Four Circles

Using a square to draw a right-angled triangle
The blue line on the diagram below is a tangent to two of the small circles where they touch, so it is perpendicular to both of the radii shown in red.


That means that the two radii must make a straight line, so there is a straight line of length 2 which connects the centres of the two circles.

Drawing all of these lines on gives the square shown below (it must be a square not a rhombus because the diagram is symmetrical).


The vertical diagonal of the square, labelled $x$ below, will go through the centre of the larger circle, and the vertical distances from the centres of the small circles to the circumference of the larger circle will be 1, because the radii of the smaller circles are 1. This means that the diameter of the larger circle is $x$ + 2, as shown below.


Since all of the angles in the square are right angles, $x$ is the hypotenuse of the right-angled triangle shown in blue below, where the other side lengths are both 2.


So, by Pythagoras' theorem, $$\begin{align}2^2+2^2&=x^2\\
4+4&=x^2\\
8&=x^2\\
x&=\sqrt{8}=2\sqrt{2}\end{align}$$

So the diameter of the larger circle is $x+2=2\sqrt{2}+2$ (or $\sqrt{8}+2$), so the radius of the larger circle is $\frac{1}{2}\left(2+2\sqrt{2}\right)=1+\sqrt2$ (or $\frac{1}{2}\left(2+\sqrt8\right)$).



Using a tangent to draw a right-angled triangle
The blue line shown on the diagram is a tangent to the two top right smaller circles where they touch, so it is perpendicular to the radius shown. It also goes through the centre of the larger circle, as it is also tangent to the other pair of smaller circles where they touch, by the symmetry of the diagram. The red lines are drawn from the centre to the circumference of the larger circle so that they go through the centres of the smaller circles.
 
The angle between the two red lines is 90$^{\text{o}}$, because the diagram is symmetrical.

The blue line must make the same angle with each red line, because of the symmetry of the diagram. So it must make a 45$^{\text{o}}$ angle with each if the lines. This is shown in the diagram below, where the other angle in the triangle is also 45$^{\text{o}}$, because the angles in a triangle add up to 180$^{\text{o}}$.


Since two angles are the same, the triangle must be isosceles, so the blue side must also be 1 (same as the red side which has length 1 because it is the radius of the smaller circle), as shown below.
  

So we can find $x$ using Pythagoras' theorem, and then $x+1$ will be the radius of the larger circle, which is shown in the diagram below.


By Pythagoras' theorem, $1^2+1^2=x^2$, so $x^2=2$, so $x=\sqrt2$. So the radius of the larger circle is $\sqrt2+1$.




Using the centres of the circles to draw a right-angled triangle 
The blue line on the diagram below is a tangent to two of the small circles where they touch, so it is perpendicular to both of the radii shown in red.
 
That means that the two radii must make a straight line, so there is a straight line of length 2 which connects the centres of the two circles.

The other red lines in the diagram below join the centres of the small circles to the centres of the larger circle.
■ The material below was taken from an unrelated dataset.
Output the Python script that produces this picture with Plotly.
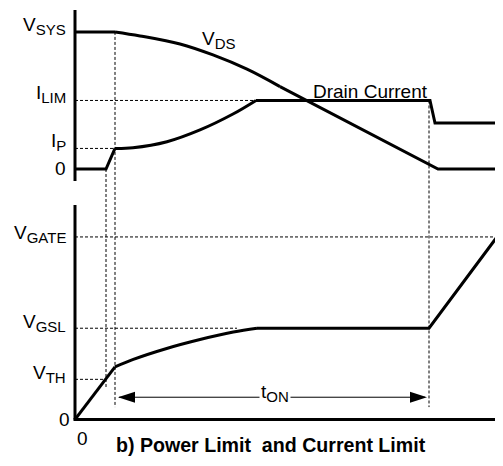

The angle betwen them must be a right angle because the diagram is symmetrical.


So the radius of the larger circle must be $x+1$, and there is a right-angled triangle with sides $x$, $x$ and $2$.

By Pythagoras' theorem, $$\begin{align}x^2+x^2&=2^2 \\
2x^2&=4\\
x^2&=2\\
x&=\sqrt{2}\end{align}$$

So the radius of the larger circle is $x+1=\sqrt2+1$.